Why draw that line? Because there’s quite a bit of danger in rapid movement growth of attracting people who might dilute the EA movement and impair the building of good infrastructure down the road (see this video and paper). This exemplifies the dangers of simply promoting Effective Altruism indiscriminately, and just trying to grow the movement as fast as possible.
Thus, what we can orient toward is using modern marketing strategies to spread the ideas of effective altruism—what Kerry and I labeled effective giving in our conversations—without necessarily trying to spread the movement. We can spread the notion of giving not simply from the heart, but also using the head. We can talk about fighting the drowning child problem. We can talk about researching charities and using GiveWell, The Life You Can Save, and other evidence-based charity evaluators to guide one’s giving. We can build excitement about giving well, and encourage people to think of themselves as Superdonors or Mega-Lifesavers. We can use effective marketing strategies such as speaking to people’s emotions and using stories, and contributing to meta-charities such as EA Outreach and others that do such work. That’s why we at Intentional Insights focus on spending our resources on spreading the message of effective giving, as we believe that getting ten more people to give effectively is more impactful than us giving of our resources to effective charities ourselves. At the same time, Kerry and I spoke of avoiding heavily promoting effective altruism as a movement or using emotionally engaging narratives to associate positive feelings with it—instead, just associating positive feelings with effective giving, and leaving bread crumbs for people who want to explore Effective Altruism through brief mentions and links.
Let’s go specific and concrete. Here’s an example of what I mean: an article in The Huffington Post that encourages people to give effectively, and only briefly mention Effective Altruism. Doing so balances the benefits of using marketing tactics to channel money to effective charities, while not heavily promoting EA itself to ameliorate the dangers of rapid movement growth.

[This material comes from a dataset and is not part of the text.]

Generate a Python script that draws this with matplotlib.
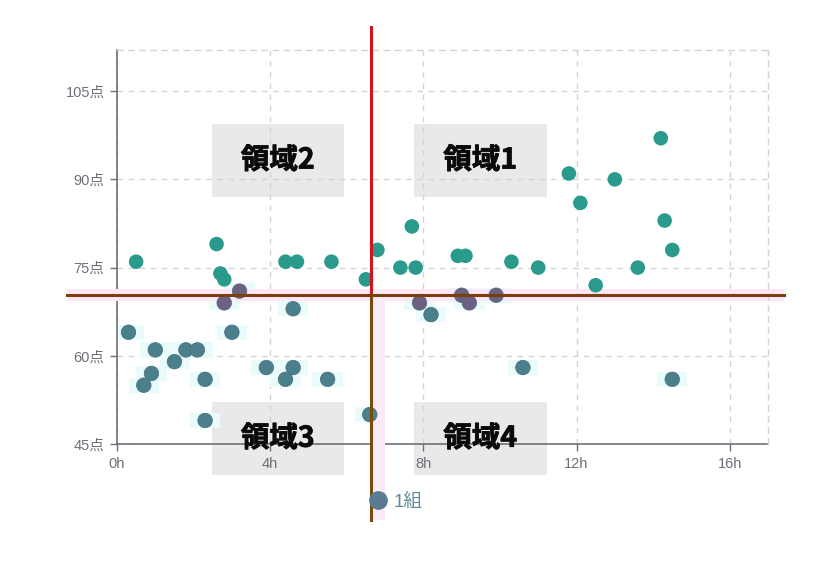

Check out the sharing buttons on it, and you’ll see it was shared quite widely, over 1K times. As you’ll see from this Facebook comment on my personal page, it helped convince someone to decide to donate to effective charities. Furthermore, this comment is someone who is the leader of a large secular group in Houston, and he thus has an impact on a number of other people. Since people rarely make actual comments, and far from all are fans of my Facebook page, we can estimate that many more made similar decisions but chose not to comment about it.
Another example. Here is a link to the outcome of an Intentional Insights collaboration with The Life You Can Save to spread effective giving to the reason-oriented community through Giving Games. In a Giving Game, participants in a workshop learn about a few pre-selected charities, think about and discuss their relative merits, and choose which charity will get a real donation, $10 per participant. We have launched a pilot program with the Secular Student Alliance to bring Giving Games to over 300 secular student groups throughout the world, with The Life You Can Save dedicating $10,000 to the pilot program, and easily capable of raising more if it works well. As you’ll see from the link, it briefly mentions Effective Altruism, and focuses mainly on education in effective giving itself.
Such articles as the one in The Huffington Post, shared widely in social media, attest to the popularity of effective giving as a notion, separate from Effective Altruism itself. As you saw, it is immediately impactful in getting some people to give to effective charities, and highly likely gets others to think in this direction. I had a conversation with a number of leaders of local EA groups, for example with Alfredo Parra in Munich, excited about the possibility of translating and adapting this article to their local context, and all of you are free to do so as well—I encourage you to cite me/Intentional Insights in doing so, but if you can’t, it’s fine as well.
That gets to another point that Kerry and I discussed, namely the benefits of having some EAs who specialize in promoting ideas about effective giving, and more broadly integrating promotion of effective giving as something that EAs do in general. Some EAs can do the most good by working hard and devoting 10% of their money to charity. Some can do the most good by thinking hard about the big issues. Some can do the most good by growing the internal capacity and infrastructures of the movement, and getting worthy people on board. Others can do the most good by getting non-EAs to channel their money toward effective charities through effective marketing and persuasion tactics.
Intentional Insights orients toward providing the kind of content that can be easily adapted and shared by these EAs widely. It’s a work in progress, to create and improve this content. We are also working with other EA meta-charities such as The Life You Can Save and others. Another area to work on is not only content creation, but content optimization and testing—I talked with Konrad Seifert from Geneva about testing our content at a university center there. Moreover, we should develop the infrastructure to integrate spreading effective giving into EA activities, something EA Outreach may potentially collaborate with us on, depending on further discussions.
So these are some initial thoughts, which I wanted to bring to the community for discussion. What do you think of this line of work, and what are your ideas for optimization? Thanks!